At the latter part of the war the government realised the importance of keeping prices down to prevent undue hardship.

However, it was not successful in restraining most prices in the shops, but fortunately it had some control over coal prices; therefore we may assume Elsie could afford a few hundred weights of the nutty black stuff to keep the home fires burning, and enable her to use the embers in her tinny warming pan. The harmful effects of war, was the constant uncertainty about a loved one.

Winter This comical greeting was just one of many in the Pugh family collection. One sent a few weeks later was from Bert asking Elsie to be at home as he was coming back to her. She wouldn't need a warming pan or a hot water bottle for the rest of the winter in 1918; and perhaps Bert got his old job back - Elsie put her cold feet on him! For young ladies during the 1920's, everything was new and flippant, consequently they must have regarded a hot water bottle as outmoded; they had possibly forgotten the practicality of clutching a comforting "hotty botty" when the weather turned cold. However, when the chill of winter filtered through the air I have a feeling every practical Modern Miss took from an upstairs cupboard a hot water bottle that had been mouldering away all summer, and with unexpected energy jumped into bed to enjoy its warmth.

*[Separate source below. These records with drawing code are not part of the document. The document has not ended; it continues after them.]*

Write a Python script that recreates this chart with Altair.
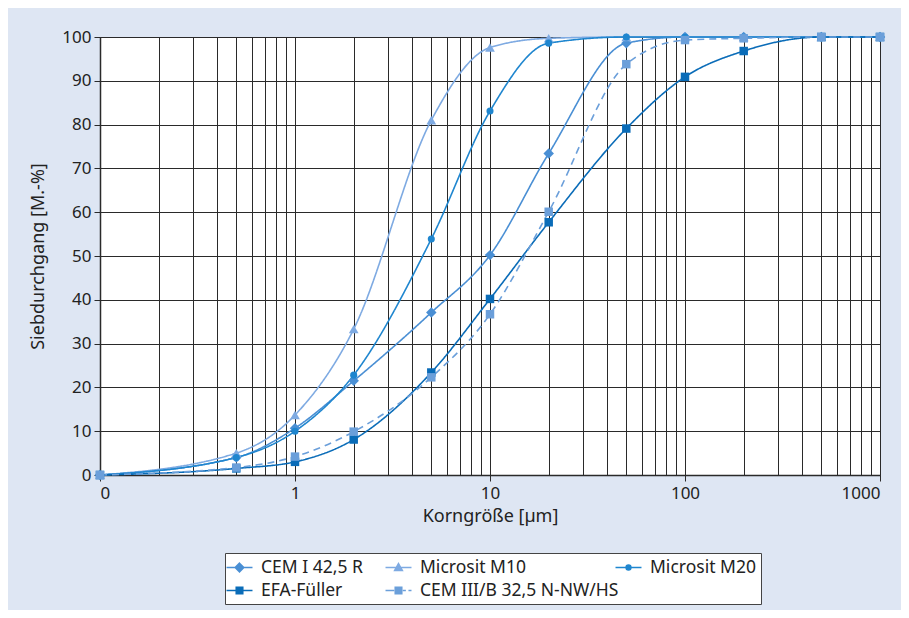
import altair as alt
import pandas as pd

sizes = [0.1, 0.5, 1, 2, 5, 10, 20, 50, 100, 200, 500, 1000]
series_names = ["CEM I 42,5 R", "Microsit M10", "Microsit M20", "EFA-Füller", "CEM III/B 32,5 N-NW/HS"]
cem1 = [0, 4.0, 10.7, 21.5, 37.1, 50.2, 73.4, 98.6, 100, 100, 100, 100]
m10 = [0, 5.0, 13.7, 33.3, 81.0, 97.6, 99.7, 100, 100, 100, 100, 100]
m20 = [0, 4.0, 10.0, 22.8, 53.9, 83.1, 98.6, 100, 100, 100, 100, 100]
efa = [0, 1.5, 3.0, 8.1, 23.4, 40.2, 57.7, 79.1, 90.9, 96.8, 100, 100]
cem3 = [0, 1.7, 4.2, 9.9, 22.3, 36.7, 60.1, 93.8, 99.3, 99.7, 100, 100]

colors = ["#4a8fd4", "#7eaae2", "#1f86cf", "#0a6cb8", "#6b9fda"]
dashes = [[1, 0], [1, 0], [1, 0], [1, 0], [7, 5]]
# legend symbols: line + marker; the first one carries an extra (invisible) move-to that widens
# the first legend column so the second column starts where it does in the original
legend_paths = [
    "M-1.5,0L1.5,0M0,-0.5L0.5,0L0,0.5L-0.5,0ZM16.9,0",
    "M-1.5,0L1.5,0M0,-0.45L0.45,0.35L-0.45,0.35Z",
    "M-1.5,0L1.5,0M-0.28,0A0.28,0.28 0 1,0 0.28,0A0.28,0.28 0 1,0 -0.28,0Z",
    "M-1.5,0L1.5,0M-0.38,-0.38L0.38,-0.38L0.38,0.38L-0.38,0.38Z",
    "M-1.5,0L-0.5,0M0.5,0L0.85,0M1.15,0L1.5,0M-0.38,-0.38L0.38,-0.38L0.38,0.38L-0.38,0.38Z",
]

rows = []
for i, (name, vals) in enumerate(zip(series_names, [cem1, m10, m20, efa, cem3])):
    for s, v in zip(sizes, vals):
        rows.append({"series": name, "size": s, "value": v, "order": i})
df = pd.DataFrame(rows)

grid_vals = [round(m * 10 ** e, 6) for e in range(-1, 3) for m in range(1, 10)] + [1000]
dec_test = "datum.value == 0.1 || datum.value == 1 || datum.value == 10 || datum.value == 100 || datum.value == 1000"

FONT = "Noto Sans"

x_enc = alt.X(
    "size:Q",
    scale=alt.Scale(type="log", domain=[0.1, 1000], nice=False),
    axis=alt.Axis(
        values=grid_vals,
        labelExpr="datum.value == 0.1 ? '0' : ((" + dec_test + ") ? '' + datum.value : '')",
        tickOpacity={"condition": {"test": dec_test, "value": 1}, "value": 0},
        tickSize=6,
        labelPadding=4,
        title="Korngröße [µm]",
        titlePadding=6,
    ),
)
y_enc = alt.Y(
    "value:Q",
    scale=alt.Scale(domain=[0, 100], nice=False),
    axis=alt.Axis(values=list(range(0, 101, 10)), tickSize=6, labelPadding=3,
                  title="Siebdurchgang [M.-%]", titlePadding=14),
)
# reversed order for the un-legended colour/dash scales so they are not merged with the legend
rev_names = series_names[::-1]
color_enc = alt.Color("series:N", scale=alt.Scale(domain=rev_names, range=colors[::-1]), legend=None)

lines = alt.Chart(df).mark_line(interpolate="monotone", strokeWidth=1.6).encode(
    x=x_enc, y=y_enc, color=color_enc,
    strokeDash=alt.StrokeDash("series:N", scale=alt.Scale(domain=rev_names, range=dashes[::-1]), legend=None),
    order="order:Q",
)

point_layers = []
for shp, sz, idxs in [("diamond", 110, [0]), ("triangle-up", 95, [1]), ("circle", 50, [2]), ("square", 72, [3, 4])]:
    names = [series_names[i] for i in idxs]
    point_layers.append(
        alt.Chart(df).transform_filter(alt.FieldOneOfPredicate(field="series", oneOf=names))
        .mark_point(filled=True, opacity=1, shape=shp, size=sz)
        .encode(x=x_enc, y=y_enc, color=color_enc)
    )

leg = alt.Legend(
    title=None, orient="none", legendX=125, legendY=516, columns=3, direction="horizontal",
    gridAlign="each",
    fillColor="white", strokeColor="#444", padding=5,
    labelFont=FONT, labelFontSize=17.5, labelColor="#222", labelOffset=12,
    symbolSize=300, symbolStrokeWidth=1.5, symbolOpacity=1,
    columnPadding=-49, rowPadding=5, labelLimit=400,
)
legend_layer = alt.Chart(df).transform_filter("datum.size < 0").mark_point(filled=True, strokeWidth=1.5).encode(
    x=x_enc, y=y_enc,
    fill=alt.Fill("series:N", scale=alt.Scale(domain=series_names, range=colors), legend=leg),
    stroke=alt.Stroke("series:N", scale=alt.Scale(domain=series_names, range=colors), legend=leg),
    shape=alt.Shape("series:N", scale=alt.Scale(domain=series_names, range=legend_paths), legend=leg),
)

chart = alt.layer(lines, *point_layers, legend_layer).properties(
    width=780, height=438,
    autosize=alt.AutoSizeParams(type="none"),
    padding={"left": 92, "top": 29, "right": 21, "bottom": 135},
    background="#dee6f3",
).configure_view(fill="white", stroke="#333", strokeWidth=1).configure_axis(
    grid=True, gridColor="#2a2a2a", gridWidth=1, gridOpacity=1,
    domainColor="#2a2a2a", domainWidth=1.5, tickColor="#2a2a2a",
    labelFont=FONT, labelFontSize=17, labelColor="#222",
    titleFont=FONT, titleFontSize=18, titleFontWeight="normal", titleColor="#222",
)

chart.save("out.html", embed_options={"renderer": "svg", "actions": False})
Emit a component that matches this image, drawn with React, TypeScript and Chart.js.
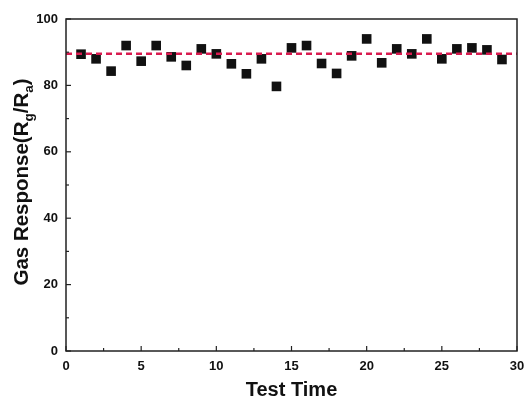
import React, { useEffect, useRef } from "react";
import { Chart, registerables } from "chart.js";
Chart.register(...registerables);

const testTimes = [1, 2, 3, 4, 5, 6, 7, 8, 9, 10, 11, 12, 13, 14, 15, 16, 17, 18, 19, 20, 21, 22, 23, 24, 25, 26, 27, 28, 29];
const responses = [89.4, 88.0, 84.3, 92.0, 87.3, 92.0, 88.6, 86.0, 91.0, 89.5, 86.5, 83.5, 88.0, 79.7, 91.3, 92.0, 86.6, 83.6, 88.9, 94.0, 86.8, 91.0, 89.5, 94.0, 88.0, 91.0, 91.3, 90.7, 87.8];
const averageLineX = [0, 30];
const averageValue = 89.5;
const xTicks = [0, 5, 10, 15, 20, 25, 30];
const yTicks = [0, 20, 40, 60, 80, 100];

const FONT = "'Liberation Sans', Arial, sans-serif";

const framePlugin = {
  id: "frame",
  afterDraw(chart: any) {
    const { ctx, chartArea: a, scales } = chart;
    const x = scales.x, y = scales.y;
    ctx.save();
    ctx.strokeStyle = "#222";
    ctx.lineWidth = 1.5;
    ctx.strokeRect(a.left, a.top, a.right - a.left, a.bottom - a.top);
    ctx.lineWidth = 1.2;
    for (let v = 0; v <= 30; v += 2.5) {
      const px = x.getPixelForValue(v);
      const len = v % 5 === 0 ? 5 : 3;
      ctx.beginPath();
      ctx.moveTo(px, a.bottom);
      ctx.lineTo(px, a.bottom - len);
      ctx.stroke();
    }
    for (let v = 0; v <= 100; v += 10) {
      const py = y.getPixelForValue(v);
      const len = v % 20 === 0 ? 5 : 3;
      ctx.beginPath();
      ctx.moveTo(a.left, py);
      ctx.lineTo(a.left + len, py);
      ctx.stroke();
    }
    // y title with subscripts
    ctx.fillStyle = "#111";
    ctx.translate(22, 182);
    ctx.rotate(-Math.PI / 2);
    const big = `bold 20.5px ${FONT}`;
    const small = `bold 13.5px ${FONT}`;
    const parts: [string, boolean][] = [["Gas Response(R", false], ["g", true], ["/R", false], ["a", true], [")", false]];
    let total = 0;
    for (const [t, sub] of parts) {
      ctx.font = sub ? small : big;
      total += ctx.measureText(t).width;
    }
    let cx = -total / 2;
    ctx.textBaseline = "middle";
    ctx.textAlign = "left";
    for (const [t, sub] of parts) {
      ctx.font = sub ? small : big;
      ctx.fillText(t, cx, sub ? 7 : 0);
      cx += ctx.measureText(t).width;
    }
    ctx.restore();
  },
};

export default function App() {
  const ref = useRef<HTMLCanvasElement>(null);
  useEffect(() => {
    if (!ref.current) return;
    const chart = new Chart(ref.current, {
      type: "scatter",
      data: {
        datasets: [
          {
            type: "line",
            data: averageLineX.map((v) => ({ x: v, y: averageValue })),
            borderColor: "#d81b4f",
            borderWidth: 2.5,
            borderDash: [6, 4],
            pointRadius: 0,
            fill: false,
          } as any,
          {
            data: testTimes.map((t, i) => ({ x: t, y: responses[i] })),
            pointStyle: "rect",
            pointRadius: 6.8,
            backgroundColor: "#111",
            borderColor: "#111",
            borderWidth: 0,
          },
        ],
      },
      options: {
        animation: false,
        responsive: false,
        maintainAspectRatio: false,
        layout: { padding: { top: 19, right: 7, left: 0, bottom: 0 } },
        plugins: { legend: { display: false }, tooltip: { enabled: false } },
        scales: {
          x: {
            type: "linear",
            min: 0,
            max: 30,
            afterBuildTicks: (s: any) => { s.ticks = xTicks.map((v) => ({ value: v })); },
            afterFit: (s: any) => { s.height = 48; s.paddingLeft = 0; s.paddingRight = 0; },
            grid: { display: false, drawTicks: false },
            border: { display: false },
            ticks: { color: "#111", font: { family: FONT, size: 13, weight: "bold" }, padding: 8, maxRotation: 0 },
            title: { display: true, text: "Test Time", color: "#111", font: { family: FONT, size: 20, weight: "bold" }, padding: { top: 0, bottom: -3 } },
          },
          y: {
            type: "linear",
            min: 0,
            max: 100,
            afterBuildTicks: (s: any) => { s.ticks = yTicks.map((v) => ({ value: v })); },
            afterFit: (s: any) => { s.width = 66; s.paddingTop = 0; s.paddingBottom = 0; },
            grid: { display: false, drawTicks: false },
            border: { display: false },
            ticks: { color: "#111", font: { family: FONT, size: 13, weight: "bold" }, padding: 8 },
          },
        },
      },
      plugins: [framePlugin],
    });
    return () => chart.destroy();
  }, []);
  return (
    <div style={{ position: "fixed", left: 0, top: 0, width: 524, height: 399, background: "#fff" }}>
      <canvas ref={ref} width={524} height={399} style={{ width: 524, height: 399 }} />
    </div>
  );
}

Up until the Twenties for some life was rosy, but not for the masses, then it became the only period in living memory when the cost of living went down. There was more money around to spend on luxuries.

The turning point was in fashion, when "larger than life ladies" with their cigarettes in long holders took to wearing harem pants known as "Smoking suits," and nightwear was fashioned as a cat suit. Every kind of fur, especially silver fox, was worn even when a lady retired to bed. This can be seen on this greetings card, "Good Night - Bon Soir," which was sent on January 25th 1923 to Miss Mabel Bayley, at 121, Pargetter Street, Walsall, from Muriel, Nora and Clifford with the message "Sweet Dreams."

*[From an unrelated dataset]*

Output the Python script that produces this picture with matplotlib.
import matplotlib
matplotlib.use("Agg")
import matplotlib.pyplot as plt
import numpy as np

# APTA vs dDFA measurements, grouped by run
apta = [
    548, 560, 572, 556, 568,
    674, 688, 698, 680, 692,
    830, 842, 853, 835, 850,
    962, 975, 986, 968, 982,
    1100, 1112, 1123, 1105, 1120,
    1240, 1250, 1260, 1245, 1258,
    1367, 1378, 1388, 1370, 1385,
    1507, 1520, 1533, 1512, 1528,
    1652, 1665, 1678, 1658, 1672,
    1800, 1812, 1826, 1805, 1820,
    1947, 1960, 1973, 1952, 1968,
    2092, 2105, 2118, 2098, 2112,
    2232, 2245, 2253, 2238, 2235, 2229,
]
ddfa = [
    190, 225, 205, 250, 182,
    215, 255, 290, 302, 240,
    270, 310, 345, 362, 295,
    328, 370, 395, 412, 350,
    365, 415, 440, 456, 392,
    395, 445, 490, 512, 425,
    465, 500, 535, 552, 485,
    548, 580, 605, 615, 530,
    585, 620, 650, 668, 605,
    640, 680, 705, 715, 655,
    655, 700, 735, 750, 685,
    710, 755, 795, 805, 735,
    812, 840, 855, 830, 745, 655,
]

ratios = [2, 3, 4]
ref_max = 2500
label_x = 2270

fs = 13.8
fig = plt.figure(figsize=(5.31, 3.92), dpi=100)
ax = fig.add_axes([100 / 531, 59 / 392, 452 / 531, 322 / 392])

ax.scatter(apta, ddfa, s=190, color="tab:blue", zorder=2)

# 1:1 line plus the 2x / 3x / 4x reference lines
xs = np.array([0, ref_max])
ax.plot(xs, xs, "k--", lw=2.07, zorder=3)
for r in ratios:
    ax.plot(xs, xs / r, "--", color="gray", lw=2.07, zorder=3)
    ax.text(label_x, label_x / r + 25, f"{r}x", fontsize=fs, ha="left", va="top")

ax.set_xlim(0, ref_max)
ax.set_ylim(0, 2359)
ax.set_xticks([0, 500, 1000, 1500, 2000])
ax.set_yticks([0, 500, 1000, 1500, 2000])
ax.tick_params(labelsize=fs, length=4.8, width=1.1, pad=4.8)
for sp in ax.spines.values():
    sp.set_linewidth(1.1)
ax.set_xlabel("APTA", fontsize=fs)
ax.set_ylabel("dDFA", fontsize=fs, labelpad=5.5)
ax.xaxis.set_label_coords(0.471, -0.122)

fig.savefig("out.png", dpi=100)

 Was Mabel one of the new liberated ladies who went to bed in a red playsuit trimmed with expensive silver fox fur or was she a down to earth practical girl preferring a red flannelette nightie? Morale Appliquéed on to the card sent to Mabel Bayley is a typical hot water bottle which were mass-produced during the "Depression" of the twenties; once again when morale was low. This country never had a "Stock Market Binge" and thank goodness never had "prohibition" as in the U.S.A., or I have a sneaking feeling these "hotty botties" by night would have contained something a lot stronger than water by day.

If we now take a giant step forward to the 1950's, a fire no longer crackled in the bedroom fireplace as it had done in grandma's day. It's demise was a response to the 1956 Clean Air Act after years of dreaded smog, making the use of coal on domestic fires illegal. Some people had central heating but not many of us. At bedtime it was a case of dashing across the cold lino, landing on a woolly bedside rug, and jumping into bed with a comforting hot water bottle shaped like a rabbit or a cat encased in a jacket that grandma had knitted. I have still got her stoneware version, but I wouldn't dare toast my toes on it.

I have never really been able to understand why hot water bottles went out of fashion, and, so "just in case," one with a crocheted cover made by my Aunty Glad sits awaiting instructions in a wardrobe.

Presumably it was the "at the flick of a switch" electric blanket that saw the demise of the simple ribbed rubber comforter that kept us snug through many winters.

Although, during the 1970's power cuts we were grateful for their warmth. There was nothing more comforting than clutching a worn "Hotty Botty" in one hand and a sup of something hot from a flask in the other, until the power was turned back on.

Of course hot water bottles are still around with patriotic, woolly or flowery covers, but few people take them to bed.

Maybe part of doing so, used to be interesting, to see where they ended up.

Sometimes you woke up clutching it still warm, or you had forced it from you in the night and the next morning you discovered it cold and lifeless on the floor, leaving your toes freezing cold. With the winter turning chilly, it may be time to turn to the "Bottle."